A Dutch man suspected in the 2005 disappearance of Natalee Holloway in Aruba was charged Thursday in Alabama with trying to extort $250,000 in return for disclosing the location of her body.
A criminal complaint by the U.S. Attorney in federal court in Birmingham also accused Joran van der Sloot in May 2010 of promising to describe the circumstances of Holloway's death in return for the money. According to a sworn statement, van der Sloot got a partial payment of $15,000 wired to a Netherlands bank soon after.
He has long been a suspect in Aruba in the disappearance of Holloway, an 18-year-old from Mountain Brook, Ala., who was on a graduation trip to Aruba with other seniors when she turned up missing as they flew home. Her mother still lives in Alabama.

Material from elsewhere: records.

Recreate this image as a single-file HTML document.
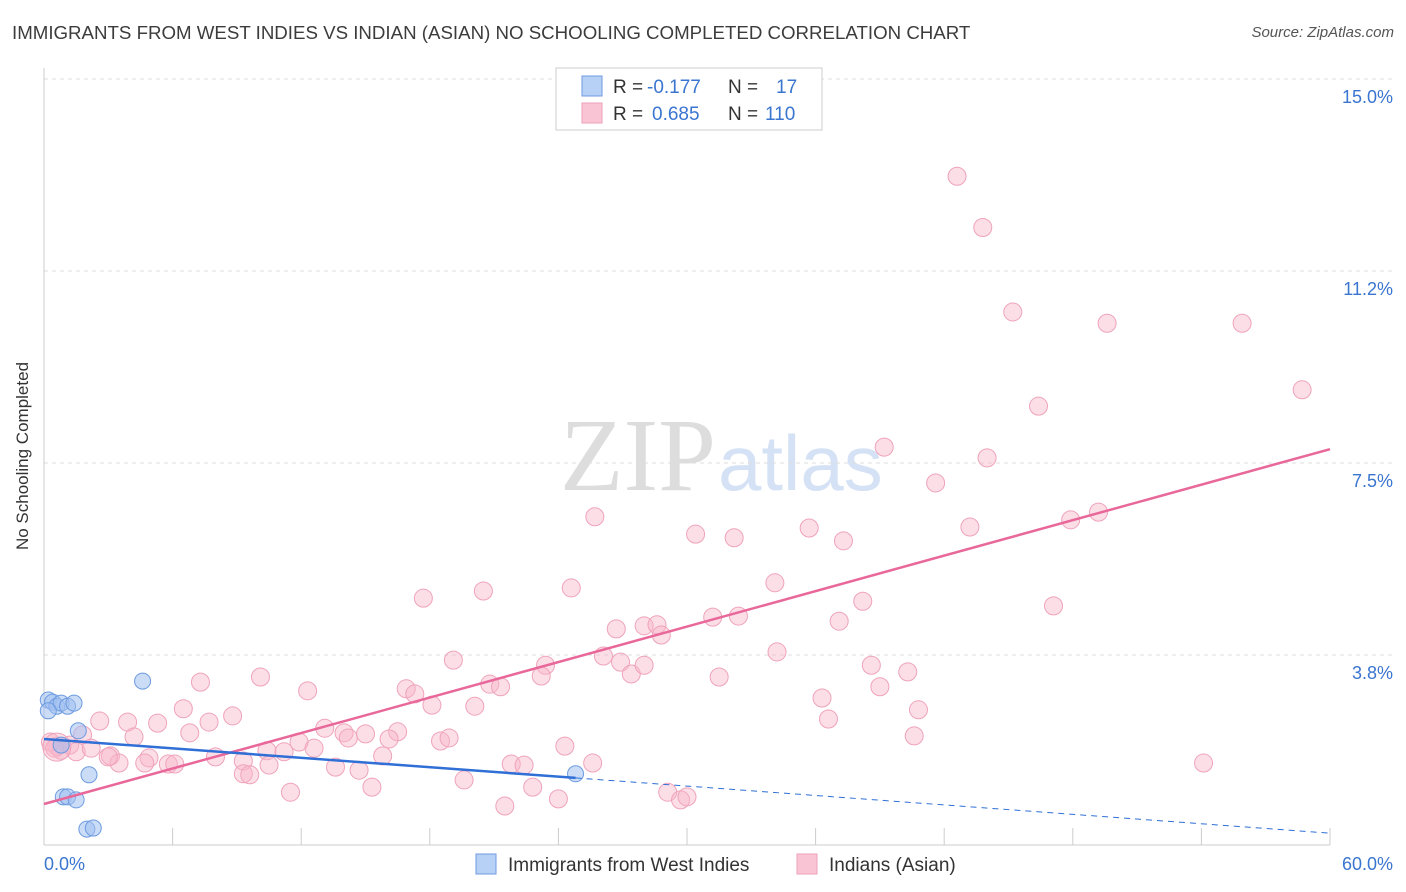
<!DOCTYPE html>
<html><head><meta charset="utf-8">
<style>
body{margin:0;background:#fff;font-family:"Liberation Sans",sans-serif;}
#wrap{position:relative;width:1406px;height:892px;overflow:hidden;}
.title{position:absolute;left:12px;top:22px;font-size:18.7px;color:#3c3c3c;}
.source{position:absolute;right:12px;top:24px;font-size:15px;color:#555;font-style:italic;}
</style></head><body>
<div id="wrap">
<div class="title">IMMIGRANTS FROM WEST INDIES VS INDIAN (ASIAN) NO SCHOOLING COMPLETED CORRELATION CHART</div>
<div class="source">Source: ZipAtlas.com</div>
<svg id="svg" width="1406" height="892" style="position:absolute;left:0;top:0">
<text x="716" y="490" text-anchor="end" font-family="Liberation Serif" font-size="104" fill="#ddd">ZIP</text>
<text x="718" y="490" font-family="Liberation Sans" font-size="78" fill="#d5e2f5">atlas</text>
<g id="grid"></g><g id="axes"></g><g id="marks"></g>
</svg>
<svg width="1406" height="892" style="position:absolute;left:0;top:0;pointer-events:none">
<rect x="556" y="68" width="266" height="62" fill="#fff" stroke="#ccc"/>
<rect x="582" y="76" width="20" height="20" fill="#b7d0f5" stroke="#6d9be0"/>
<rect x="582" y="103" width="20" height="20" fill="#f9c5d4" stroke="#eea0b8"/>
<text x="613" y="93" font-size="19" fill="#333">R = <tspan x="647" fill="#3a75d0">-0.177</tspan><tspan x="728">N =</tspan><tspan x="776" fill="#3a75d0">17</tspan></text>
<text x="613" y="120" font-size="19" fill="#333">R = <tspan x="652" fill="#3a75d0">0.685</tspan><tspan x="728">N =</tspan><tspan x="765" fill="#3a75d0">110</tspan></text>
<text x="28" y="456" font-size="17" fill="#333" text-anchor="middle" transform="rotate(-90 28 456)">No Schooling Completed</text>
<rect x="476" y="854" width="20" height="20" fill="#b7d0f5" stroke="#6d9be0"/>
<text x="508" y="871" font-size="19" fill="#333">Immigrants from West Indies</text>
<rect x="797" y="854" width="20" height="20" fill="#f9c5d4" stroke="#eea0b8"/>
<text x="829" y="871" font-size="19" fill="#333">Indians (Asian)</text>
</svg>
</div>
<script>
const yTicks=[3.75,7.5,11.25,15];
const yTickLabels=["3.8%","7.5%","11.2%","15.0%"];
const xTickLabels=["0.0%","60.0%"];
const pinkX=[42.6,43.8,45.2,49.6,55.9,58.7,46.4,39.2,44.0,41.6,25.7,30.4,32.2,35.7,37.3,43.2,47.9,49.2,17.7,20.5,24.6,34.1,38.2,47.1,26.7,28.0,28.6,28.8,31.2,32.4,37.1,19.1,26.1,26.9,27.4,28.0,23.4,23.2,34.2,38.6,40.3,39.0,31.5,36.3,40.8,36.6,40.6,7.3,10.1,12.3,16.9,17.3,18.1,20.8,21.3,20.1,6.5,8.8,3.9,2.6,5.3,7.7,6.8,4.2,13.1,11.9,12.6,14.0,14.2,15.0,16.5,16.1,18.5,18.9,10.4,11.2,9.3,10.5,9.3,9.6,13.6,14.7,15.8,21.8,22.4,24.3,25.6,19.6,22.8,15.3,11.5,21.5,24.0,29.1,29.7,30.0,54.1,0.6,0.8,1.2,1.5,1.8,2.2,3.1,3.5,4.9,5.8,6.1,4.7,8.0,3.0,0.3,0.5,0.6];
const pinkY=[13.1,12.1,10.45,10.23,10.23,8.93,8.61,7.81,7.6,7.11,6.45,6.11,6.04,6.23,5.98,6.25,6.39,6.54,4.86,5.0,5.06,5.16,4.8,4.71,4.26,4.32,4.34,4.14,4.49,4.51,4.41,3.65,3.73,3.61,3.38,3.55,3.55,3.34,3.81,3.55,3.42,3.13,3.32,2.91,2.68,2.5,2.17,3.22,3.32,3.05,3.09,2.99,2.77,3.18,3.13,2.75,2.7,2.56,2.44,2.46,2.42,2.44,2.23,2.15,2.32,2.05,1.93,2.23,2.13,2.21,2.25,2.11,2.07,2.13,1.88,1.86,1.68,1.6,1.43,1.41,1.56,1.5,1.78,1.62,1.6,1.97,1.64,1.31,1.17,1.17,1.07,0.8,0.94,1.07,0.92,0.98,1.64,1.97,1.89,1.99,1.86,2.19,1.93,1.78,1.64,1.74,1.62,1.62,1.64,1.76,1.76,2.05,1.93,1.95];
const blueX=[0.2,0.4,0.6,0.8,1.1,0.2,1.4,4.6,1.6,2.1,0.9,1.1,1.5,2.0,2.3,24.8,0.8];
const blueY=[2.87,2.83,2.75,2.81,2.75,2.66,2.81,3.24,2.27,1.41,0.98,0.98,0.92,0.35,0.37,1.43,1.99];
const pinkTrend=[0.84,7.77];
const blueTrend=[2.11,0.27];
const blueSolidEnd=24.8;

const X=v=>44+v*(1286/60), Y=v=>847-v*51.2;
const NS="http://www.w3.org/2000/svg";
function mk(tag,attrs,parent){const e=document.createElementNS(NS,tag);for(const k in attrs)e.setAttribute(k,attrs[k]);document.getElementById(parent).appendChild(e);return e;}
yTicks.forEach((t,i)=>{
  const g=mk('line',{x1:44,x2:1393,y1:Y(t),y2:Y(t),stroke:'#ddd','stroke-dasharray':'4,4'},'grid');
  
  
  const l=mk('text',{x:1393,y:Y(t)+24,'text-anchor':'end','font-size':18,fill:'#3a75d0'},'grid');
  l.textContent=yTickLabels[i];
  
  
});
const ax=mk('line',{x1:44,x2:44,y1:68,y2:845,stroke:'#ccc'},'axes');


const xa=mk('line',{x1:44,x2:1330,y1:845,y2:845,stroke:'#ccc'},'axes');


for(let i=0;i<=10;i++){
  const t=mk('line',{x1:X(i*6),x2:X(i*6),y1:828,y2:845,stroke:'#ccc'},'axes');
  
  
}
[[0,'start',44],[60,'end',1393]].forEach((d,i)=>{
  const l=mk('text',{x:d[2],y:870,'text-anchor':d[1],'font-size':18,fill:'#3a75d0'},'axes');
  l.textContent=xTickLabels[i];
  
  
});
pinkX.forEach((x,i)=>{
  const c=mk('circle',{cx:X(x),cy:Y(pinkY[i]),r:i==pinkX.length-1?14:9,fill:'rgba(248,182,202,0.45)',stroke:'#efa3bb','stroke-width':1},'marks');
  
  
});
blueX.forEach((x,i)=>{
  const c=mk('circle',{cx:X(x),cy:Y(blueY[i]),r:8,fill:'rgba(160,192,240,0.55)',stroke:'#6d9be0','stroke-width':1},'marks');
  
  
});
const bAt=x=>blueTrend[0]+(blueTrend[1]-blueTrend[0])*x/60;
const pl=mk('line',{x1:X(0),y1:Y(pinkTrend[0]),x2:X(60),y2:Y(pinkTrend[1]),stroke:'#e8689a','stroke-width':2.5},'marks');


const bl=mk('line',{x1:X(0),y1:Y(bAt(0)),x2:X(blueSolidEnd),y2:Y(bAt(blueSolidEnd)),stroke:'#2f6fd6','stroke-width':2.5},'marks');


const bd=mk('line',{x1:X(blueSolidEnd),y1:Y(bAt(blueSolidEnd)),x2:X(60),y2:Y(bAt(60)),stroke:'#2f6fd6','stroke-width':1,'stroke-dasharray':'6,5'},'marks');


</script>
</body></html>
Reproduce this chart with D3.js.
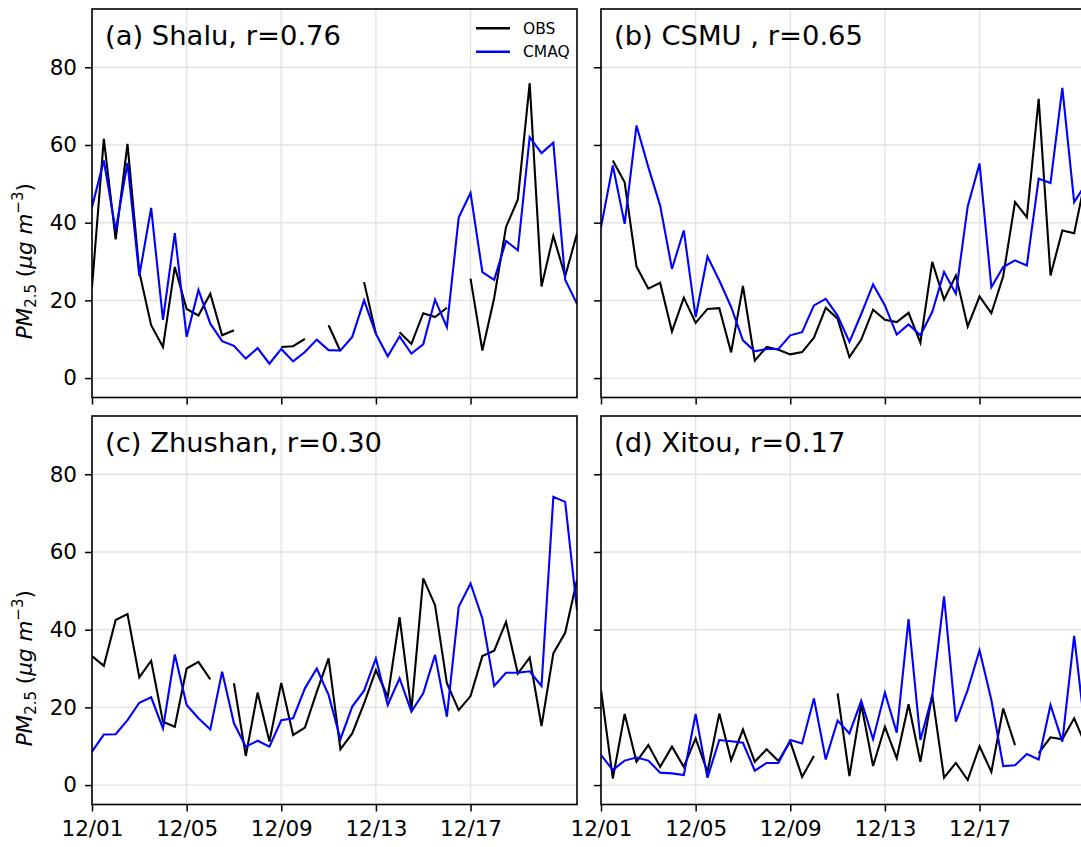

The name of the person paying the money was not given. A call to U.S. Attorney Joyce Vance was not immediately returned. She said at a news conference that her office would not be releasing any more details.
Van der Sloot was arrested Thursday in Chile as a suspect in the death of a 21-year-old Stephany Flores of Peru. Her neck was broken Sunday, five years to the day after Holloway disappeared, and her body found by a maid Tuesday in a Lima hotel room registered to van der Sloot. Police believe he met the University of Lima business student for the first time the previous night at a nearby casino.
The two-count complaint in Alabama also charged van der Sloot with wire fraud stemming from the $15,000.
A statement from Holloway's mother, Beth Twitty said that she "extends her deepest sympathy to the family of Stephany Flores Ramirez and prays for swift and sure justice." She said that she was grateful for the prayers and support she's received.
A message left for Van der Sloot's attorney, Joe Tacopina of New York City, was not immediately returned.
Aruban authorities didn't prosecute van der Sloot in Holloway's May 30, 2005, disappearance even after he was caught on video saying he had asked a friend to dump her body.
He told investigators he left her on a beach, drunk. That's the last anyone saw of her. Van der Sloot was twice arrested in her disappearance — and twice released for insufficient evidence.